Let’s say we want the tick labels on the x-axis to appear larger. If we’re using RStudio, we can type “axi” inside the theme() function to explore available options via autocomplete. Doing this reveals that the correct argument is axis.text.x.

This tells ggplot2 that we want to change the text labels on the x-axis. To specify how we want to change them, such as adjusting the size or color, we use the element_text() function. For example, here’s how we would increase the text size for the x-axis in our original scatter plot:

titanic_subset %>% 
  ggplot(aes(x = Age, y = Fare)) +
  geom_point() +
  theme_light() +
  theme(axis.text.x = element_text(size = 15))

Figure 27.30: Adjusting the size of the text on the x-axis.

As a result, the x-axis labels now appear larger. We can clearly see this when comparing them with the unchanged y-axis labels. We can also modify other attributes, such as color. In the example below, the x-axis labels are now both larger and blue:

titanic_subset %>% 
  ggplot(aes(x = Age, y = Fare)) +
  geom_point() +
  theme_light() +
  theme(axis.text.x = element_text(size = 15, color = "blue"))

Figure 27.31: Adjusting the size and the color of the text on the x-axis.

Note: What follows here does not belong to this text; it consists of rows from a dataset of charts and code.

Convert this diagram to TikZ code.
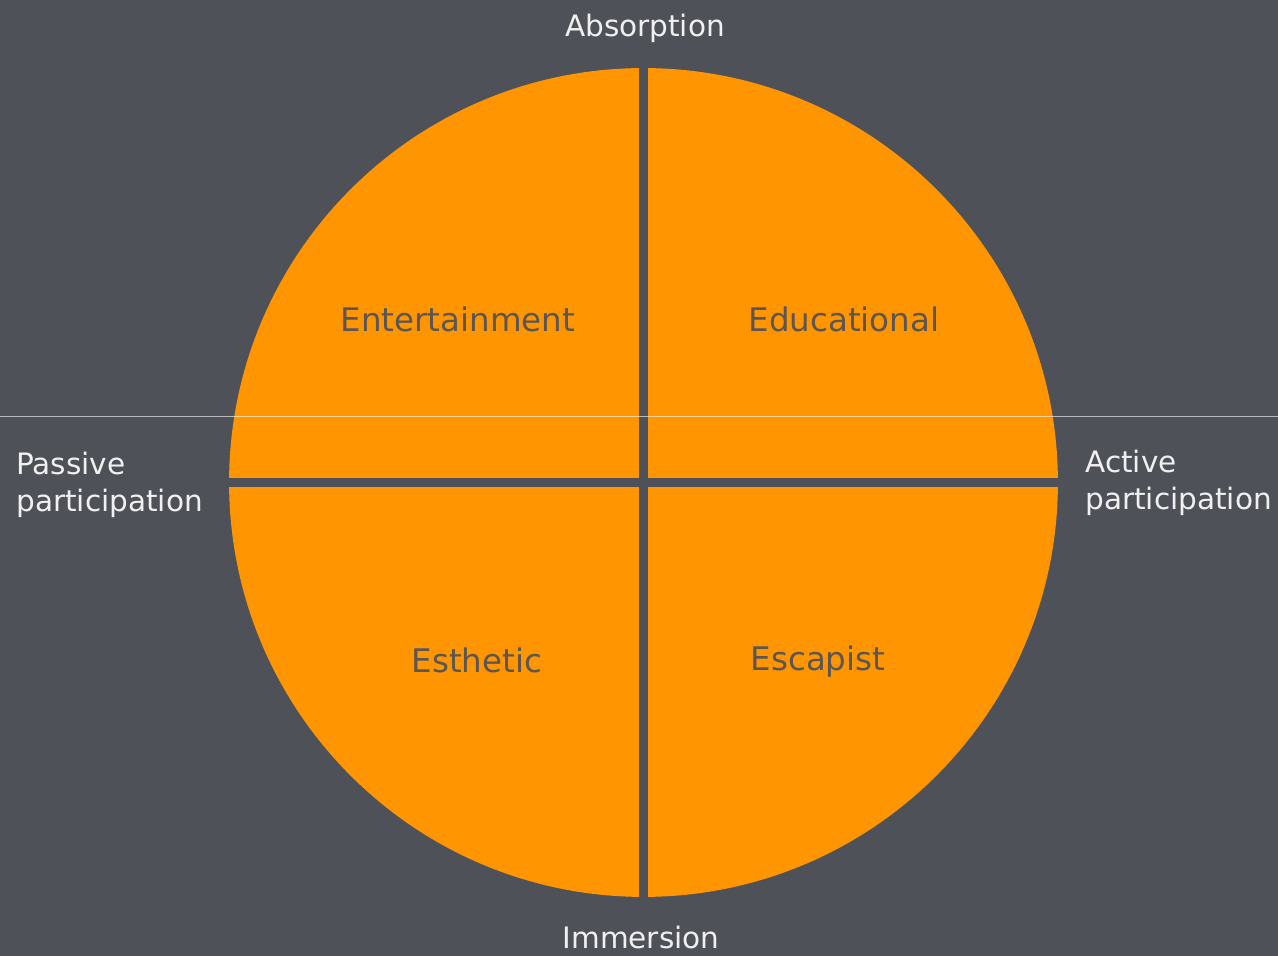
\documentclass[tikz,border=0pt]{standalone}
\usepackage{fontspec}
\setmainfont{DejaVu Sans}
\usetikzlibrary{positioning}
\definecolor{slate}{HTML}{4F5159}
\definecolor{amber}{HTML}{FF9500}
\definecolor{inkgray}{HTML}{5B5651}
\tikzstyle{quad}=[text=inkgray,font=\fontsize{18.5}{22}\selectfont]
\tikzstyle{axis}=[text=white!94!black,font=\fontsize{16.8}{21}\selectfont,inner sep=0mm,align=left]
\tikzstyle{gap}=[draw=slate,line width=0.18cm]
\tikzset{every picture/.style={
    x=0.02cm,y=0.02cm
  }
}

\begin{document}
\begin{tikzpicture}
        \fill[slate] (0,0) rectangle (1278,956);
        \useasboundingbox (0,0) rectangle (1278,956);
        \node[circle,fill=amber,inner sep=0mm,minimum size=16.58cm] at (643.5,473.5) (disc) {};
        \draw[gap] ([yshift=2mm]disc.north) -- ([yshift=-2mm]disc.south);
        \draw[gap] ([xshift=-2mm]disc.west) -- ([xshift=2mm]disc.east);
        \node[quad] at (458,637) (ent) {Entertainment};
        \node[quad] at (844,637) (edu) {Educational};
        \node[quad] at (477,296) (est) {Esthetic};
        \node[quad] at (818,294) (esc) {Escapist};
        \node[axis] at (645,928) (abs) {Absorption};
        \node[axis] at (641,18) (imm) {Immersion};
        \node[axis,anchor=west] at (16,471.5) (pas) {Passive\\participation};
        \node[axis,anchor=west] at (1085,473.5) (act) {Active\\participation};
        \draw[white,opacity=0.6,line width=0.02cm] (0,539) -- (1278,539);
      \end{tikzpicture}
\end{document}
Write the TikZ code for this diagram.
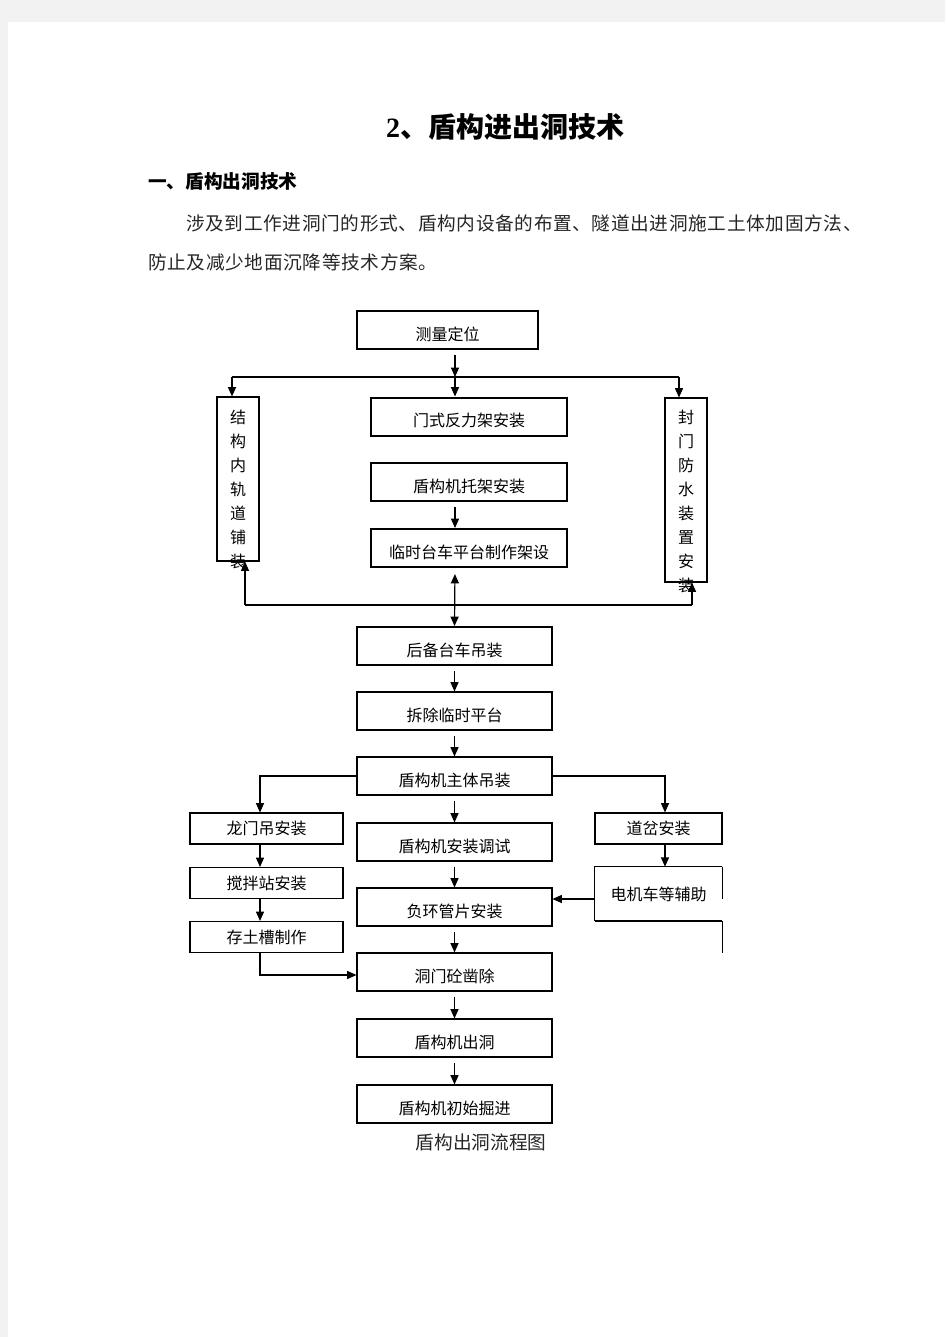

This example gives just a glimpse into the types of layout changes you can make using theme(). It’s highly recommended to experiment with these options and adjust your plots based on the needs of your audience or the context of your analysis.

Recap

In this chapter, we explored key types of plots in ggplot2, including bar plots, box plots, line plots, and the use of facets to create multiple subplots based on categorical variables. We also discussed how to customize the appearance of plots through themes and how to control aesthetics either globally within the ggplot() function or locally within individual geoms. These tools form the foundation for effective and flexible data visualization in R.